- [Figure scripts]:

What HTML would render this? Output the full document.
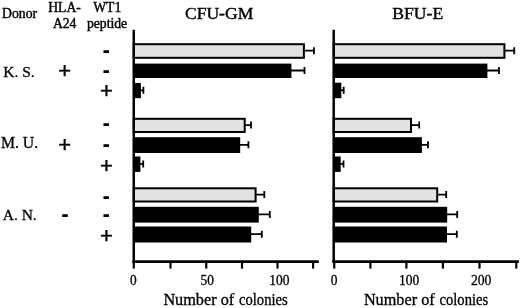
<!DOCTYPE html>
<html><head><meta charset="utf-8"><title>Colony assay</title>
<style>
html,body{margin:0;padding:0;background:#fff;}
svg{display:block;filter:blur(0.4px);}
text{font-family:"Liberation Serif",serif;fill:#000;stroke:#000;stroke-width:0.3px;}
.s{font-family:"Liberation Sans",sans-serif;}
</style></head><body>
<svg width="520" height="308" viewBox="0 0 520 308">
<rect width="520" height="308" fill="#fff"/>

<path d="M303.9 50.7H314M314 47.2V54.2" stroke="#000" stroke-width="1.8" fill="none"/>
<rect x="133.75" y="44.2" width="170.15" height="13.6" fill="#e2e2e2" stroke="#000" stroke-width="2"/>
<path d="M290.4 70.5H304.5M304.5 67.0V74.0" stroke="#000" stroke-width="1.8" fill="none"/>
<rect x="133.75" y="63.6" width="157.65" height="14.4" fill="#000"/>
<path d="M139.9 90.3H143.4M143.4 86.8V93.8" stroke="#000" stroke-width="1.8" fill="none"/>
<rect x="133.75" y="83" width="7.15" height="15.2" fill="#000"/>
<path d="M244.7 125.1H251.0M251.0 121.6V128.6" stroke="#000" stroke-width="1.8" fill="none"/>
<rect x="133.75" y="118.8" width="110.95" height="13.2" fill="#e2e2e2" stroke="#000" stroke-width="2"/>
<path d="M239.2 144.8H248.4M248.4 141.3V148.3" stroke="#000" stroke-width="1.8" fill="none"/>
<rect x="133.75" y="137.2" width="106.45" height="15.8" fill="#000"/>
<path d="M139.4 163.9H143.2M143.2 160.4V167.4" stroke="#000" stroke-width="1.8" fill="none"/>
<rect x="133.75" y="156.5" width="6.65" height="15.4" fill="#000"/>
<path d="M255.6 194.6H264.3M264.3 191.1V198.1" stroke="#000" stroke-width="1.8" fill="none"/>
<rect x="133.75" y="188.3" width="121.85" height="13.2" fill="#e2e2e2" stroke="#000" stroke-width="2"/>
<path d="M257.8 214.4H269.8M269.8 210.9V217.9" stroke="#000" stroke-width="1.8" fill="none"/>
<rect x="133.75" y="206.8" width="125.05" height="15.8" fill="#000"/>
<path d="M250.2 234.2H261.8M261.8 230.7V237.7" stroke="#000" stroke-width="1.8" fill="none"/>
<rect x="133.75" y="226.5" width="117.45" height="16.0" fill="#000"/>
<path d="M504.4 50.7H514.25M514.25 47.2V54.2" stroke="#000" stroke-width="1.8" fill="none"/>
<rect x="333.7" y="44.2" width="170.7" height="13.6" fill="#e2e2e2" stroke="#000" stroke-width="2"/>
<path d="M486.4 70.5H499M499 67.0V74.0" stroke="#000" stroke-width="1.8" fill="none"/>
<rect x="333.7" y="63.6" width="153.7" height="14.4" fill="#000"/>
<path d="M340.3 90.15H343.7M343.7 86.65V93.65" stroke="#000" stroke-width="1.8" fill="none"/>
<rect x="333.7" y="82.7" width="7.6" height="15.5" fill="#000"/>
<path d="M411.0 125.1H419.2M419.2 121.6V128.6" stroke="#000" stroke-width="1.8" fill="none"/>
<rect x="333.7" y="118.8" width="77.3" height="13.2" fill="#e2e2e2" stroke="#000" stroke-width="2"/>
<path d="M420.9 144.8H428.0M428.0 141.3V148.3" stroke="#000" stroke-width="1.8" fill="none"/>
<rect x="333.7" y="137.2" width="88.2" height="15.8" fill="#000"/>
<path d="M339.7 163.9H343.5M343.5 160.4V167.4" stroke="#000" stroke-width="1.8" fill="none"/>
<rect x="333.7" y="156.5" width="7.0" height="15.4" fill="#000"/>
<path d="M437.2 194.6H446.2M446.2 191.1V198.1" stroke="#000" stroke-width="1.8" fill="none"/>
<rect x="333.7" y="188.3" width="103.5" height="13.2" fill="#e2e2e2" stroke="#000" stroke-width="2"/>
<path d="M446.2 214.4H457.2M457.2 210.9V217.9" stroke="#000" stroke-width="1.8" fill="none"/>
<rect x="333.7" y="206.8" width="113.5" height="15.8" fill="#000"/>
<path d="M446.0 234.2H456.8M456.8 230.7V237.7" stroke="#000" stroke-width="1.8" fill="none"/>
<rect x="333.7" y="226.5" width="113.3" height="16.0" fill="#000"/>
<path d="M133.75 29.8V263" stroke="#000" stroke-width="2.5" fill="none"/>
<path d="M132.5 261.6H318.8" stroke="#000" stroke-width="2.8" fill="none"/>
<path d="M133.75 261.6V268.6" stroke="#000" stroke-width="2.2" fill="none"/>
<path d="M170.5 261.6V268.6" stroke="#000" stroke-width="2.2" fill="none"/>
<path d="M206.25 261.6V268.6" stroke="#000" stroke-width="2.2" fill="none"/>
<path d="M242 261.6V268.6" stroke="#000" stroke-width="2.2" fill="none"/>
<path d="M277.5 261.6V268.6" stroke="#000" stroke-width="2.2" fill="none"/>
<path d="M313.1 261.6V268.6" stroke="#000" stroke-width="2.2" fill="none"/>
<path d="M333.7 29.8V263" stroke="#000" stroke-width="2.5" fill="none"/>
<path d="M332.45 261.6H518.8" stroke="#000" stroke-width="2.8" fill="none"/>
<path d="M334.25 261.6V268.6" stroke="#000" stroke-width="2.2" fill="none"/>
<path d="M370.4 261.6V268.6" stroke="#000" stroke-width="2.2" fill="none"/>
<path d="M406.4 261.6V268.6" stroke="#000" stroke-width="2.2" fill="none"/>
<path d="M442.9 261.6V268.6" stroke="#000" stroke-width="2.2" fill="none"/>
<path d="M479.5 261.6V268.6" stroke="#000" stroke-width="2.2" fill="none"/>
<path d="M516.3 261.6V268.6" stroke="#000" stroke-width="2.2" fill="none"/>
<text x="2.1" y="18.2" font-size="13.7" style="stroke-width:0.4px">Donor</text>
<text x="48.2" y="12.2" font-size="13.7" style="stroke-width:0.4px">HLA-</text>
<text x="52.9" y="27.9" font-size="13.7" style="stroke-width:0.4px">A24</text>
<text x="93.2" y="12.2" font-size="13.7" style="stroke-width:0.4px">WT1</text>
<text x="86.9" y="27.9" font-size="13.7" style="stroke-width:0.4px">peptide</text>
<text x="184.9" y="18.9" font-size="17.6" style="stroke-width:0.4px">CFU-GM</text>
<text x="392.3" y="19.2" font-size="17.6" style="stroke-width:0.4px">BFU-E</text>
<text x="3.3" y="76.5" font-size="15.5">K. S.</text>
<text x="0.9" y="148.2" font-size="15.8">M. U.</text>
<text x="2.7" y="219.9" font-size="15.5">A. N.</text>
<text y="305.2" font-size="15.85"><tspan x="163.4" textLength="70.8" lengthAdjust="spacingAndGlyphs">Number of</tspan> <tspan x="239.0" textLength="48.7" lengthAdjust="spacingAndGlyphs">colonies</tspan></text>
<text y="305.2" font-size="15.85"><tspan x="363.9" textLength="70.8" lengthAdjust="spacingAndGlyphs">Number of</tspan> <tspan x="439.5" textLength="48.7" lengthAdjust="spacingAndGlyphs">colonies</tspan></text>
<text x="129.9" y="285.0" font-size="14" textLength="6.7" lengthAdjust="spacingAndGlyphs">0</text>
<text x="200.6" y="285.0" font-size="14" textLength="13.4" lengthAdjust="spacingAndGlyphs">50</text>
<text x="269.3" y="285.0" font-size="14" textLength="20.2" lengthAdjust="spacingAndGlyphs">100</text>
<text x="330.7" y="285.0" font-size="14" textLength="6.7" lengthAdjust="spacingAndGlyphs">0</text>
<text x="399.0" y="285.0" font-size="14" textLength="20.2" lengthAdjust="spacingAndGlyphs">100</text>
<text x="470.9" y="285.0" font-size="14" textLength="20.6" lengthAdjust="spacingAndGlyphs">200</text>
<text class="s" x="64.6" y="78.10" font-size="22" text-anchor="middle" style="stroke-width:0.4px">+</text>
<text class="s" x="64.6" y="151.60" font-size="22" text-anchor="middle" style="stroke-width:0.4px">+</text>
<text class="s" x="65" y="220.80" font-size="18" text-anchor="middle" style="stroke-width:1.2px">-</text>
<text class="s" x="106.2" y="56.90" font-size="18" text-anchor="middle" style="stroke-width:1.2px">-</text>
<text class="s" x="106.2" y="77.05" font-size="18" text-anchor="middle" style="stroke-width:1.2px">-</text>
<text class="s" x="106.5" y="97.90" font-size="22" text-anchor="middle" style="stroke-width:0.4px">+</text>
<text class="s" x="106.2" y="130.00" font-size="18" text-anchor="middle" style="stroke-width:1.2px">-</text>
<text class="s" x="106.2" y="150.50" font-size="18" text-anchor="middle" style="stroke-width:1.2px">-</text>
<text class="s" x="106.5" y="172.70" font-size="22" text-anchor="middle" style="stroke-width:0.4px">+</text>
<text class="s" x="106.2" y="202.60" font-size="18" text-anchor="middle" style="stroke-width:1.2px">-</text>
<text class="s" x="106.2" y="220.50" font-size="18" text-anchor="middle" style="stroke-width:1.2px">-</text>
<text class="s" x="106.5" y="243.30" font-size="22" text-anchor="middle" style="stroke-width:0.4px">+</text>
</svg></body></html>
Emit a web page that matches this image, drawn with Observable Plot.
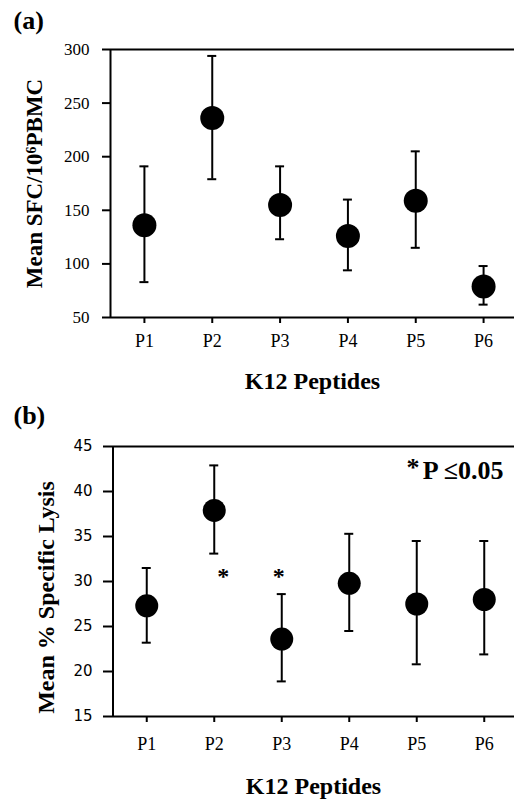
<!DOCTYPE html>
<html><head><meta charset="utf-8">
<script src="https://cdn.jsdelivr.net/npm/d3@7"></script>
<script src="https://cdn.jsdelivr.net/npm/@observablehq/plot@0.6"></script>
<style>body{margin:0;background:#fff;} #chart svg{display:block;}</style>
</head><body><div id="chart"></div>
<script>
const peptides = ["P1", "P2", "P3", "P4", "P5", "P6"];
const sfcMean = [136, 236, 155, 126, 159, 79];
const sfcLow = [83, 179, 123, 94, 115, 62];
const sfcHigh = [191, 294, 191, 160, 205, 98];
const lysisMean = [27.3, 37.9, 23.6, 29.8, 27.5, 28.0];
const lysisLow = [23.2, 33.1, 18.9, 24.5, 20.8, 21.9];
const lysisHigh = [31.5, 42.9, 28.6, 35.3, 34.5, 34.5];
const significant = [false, true, true, false, false, false];
const sfcTicks = [50, 100, 150, 200, 250, 300];
const lysisTicks = [15, 20, 25, 30, 35, 40, 45];
const xTitle = "K12 Peptides";

const SERIF = "Liberation Serif, Times New Roman, serif";

function rows(mean, low, high) {
  return peptides.map((p, i) => ({i: i + 1, name: p, mean: mean[i], low: low[i], high: high[i], sig: significant[i]}));
}

function panel(o) {
  const data = rows(o.mean, o.low, o.high);
  const yd = [o.ticks[0], o.ticks[o.ticks.length - 1]];
  const capOpts = {insetLeft: -4.5, insetRight: -4.5, strokeWidth: 2};
  return Plot.plot({
    width: 514,
    height: o.height,
    marginTop: o.marginTop,
    marginBottom: o.marginBottom,
    marginLeft: o.marginLeft,
    marginRight: 0,
    style: {background: "white", color: "black", fontFamily: SERIF},
    x: {type: "linear", domain: [0.5, 6.5], range: o.xRange},
    y: {domain: yd},
    marks: [
      Plot.ruleY(yd, {strokeWidth: 2}),
      Plot.ruleX([0.5], {y1: yd[0], y2: yd[1], strokeWidth: 2}),
      Plot.axisY({ticks: o.ticks, tickSize: o.yTickSize, tickPadding: o.yTickPadding, strokeWidth: 2,
        fontSize: o.yTickFontSize, fontFamily: o.yTickFont, label: null}),
      Plot.axisX({ticks: peptides.map((p, i) => i + 1), tickFormat: (d) => peptides[d - 1], tickSize: 6,
        tickPadding: o.xTickPadding, strokeWidth: 2, fontSize: 18, fontFamily: SERIF, label: null}),
      Plot.ruleX(data, {x: "i", y1: "low", y2: "high", strokeWidth: 2}),
      Plot.ruleY(data, {x1: "i", x2: "i", y: "low", ...capOpts}),
      Plot.ruleY(data, {x1: "i", x2: "i", y: "high", ...capOpts}),
      Plot.dot(data, {x: "i", y: "mean", r: o.r, fill: "black", stroke: "none"}),
      Plot.text([o.tag], {frameAnchor: "top-left", textAnchor: "start", lineAnchor: "bottom",
        dx: o.tagDx, dy: o.tagDy, fontSize: 26, fontWeight: "bold", fontFamily: SERIF}),
      Plot.text([o.yLabel], {frameAnchor: "left", rotate: -90, textAnchor: "middle", lineAnchor: "bottom",
        dx: o.yLabelDx, dy: o.yLabelDy, fontSize: o.yLabelSize, fontWeight: "bold", fontFamily: SERIF}),
      Plot.text([xTitle], {frameAnchor: "bottom", textAnchor: "middle", lineAnchor: "bottom",
        dy: o.xLabelDy, fontSize: 24, fontWeight: "bold", fontFamily: SERIF}),
      ...(o.extra ? o.extra(data) : [])
    ]
  });
}

const chart = document.getElementById("chart");

chart.append(panel({
  mean: sfcMean, low: sfcLow, high: sfcHigh, ticks: sfcTicks,
  height: 400, marginTop: 49, marginBottom: 83, marginLeft: 110, xRange: [110, 517],
  yTickSize: 8, yTickPadding: 13, yTickFontSize: 17, yTickFont: SERIF, xTickPadding: 11, r: 12,
  tag: "(a)", tagDx: -97, tagDy: -21,
  yLabel: "Mean SFC/10\u2076PBMC", yLabelSize: 23, yLabelDx: -69, yLabelDy: 0, xLabelDy: 71
}));

chart.append(panel({
  mean: lysisMean, low: lysisLow, high: lysisHigh, ticks: lysisTicks,
  height: 401, marginTop: 46, marginBottom: 85, marginLeft: 112, xRange: [112.5, 517.5],
  yTickSize: 9, yTickPadding: 11, yTickFontSize: 15, yTickFont: "DejaVu Sans, sans-serif", xTickPadding: 15, r: 11.5,
  tag: "(b)", tagDx: -99, tagDy: -23,
  yLabel: "Mean % Specific Lysis", yLabelSize: 24, yLabelDx: -59, yLabelDy: 16, xLabelDy: 77,
  extra: (data) => [
    Plot.text(data.filter((d) => d.sig && d.i === 2), {x: "i", y: 29.7, text: () => "*", dx: 9,
      lineAnchor: "bottom", fontSize: 24, fontWeight: "bold", fontFamily: SERIF}),
    Plot.text(data.filter((d) => d.sig && d.i === 3), {x: "i", y: 29.7, text: () => "*", dx: -3,
      lineAnchor: "bottom", fontSize: 24, fontWeight: "bold", fontFamily: SERIF}),
    Plot.text(["P \u22640.05"], {frameAnchor: "top-right", textAnchor: "end", lineAnchor: "bottom",
      dx: -11, dy: 32, fontSize: 26, fontWeight: "bold", fontFamily: SERIF}),
    Plot.text(["*"], {frameAnchor: "top-right", textAnchor: "middle", lineAnchor: "bottom",
      dx: -101.5, dy: 29, fontSize: 26, fontWeight: "bold", fontFamily: SERIF})
  ]
}));
</script>
</body></html>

- [Objective]: Each line of the material above either contains the word "document" or does not; state how many do, and nothing else.

- [Task output]: 2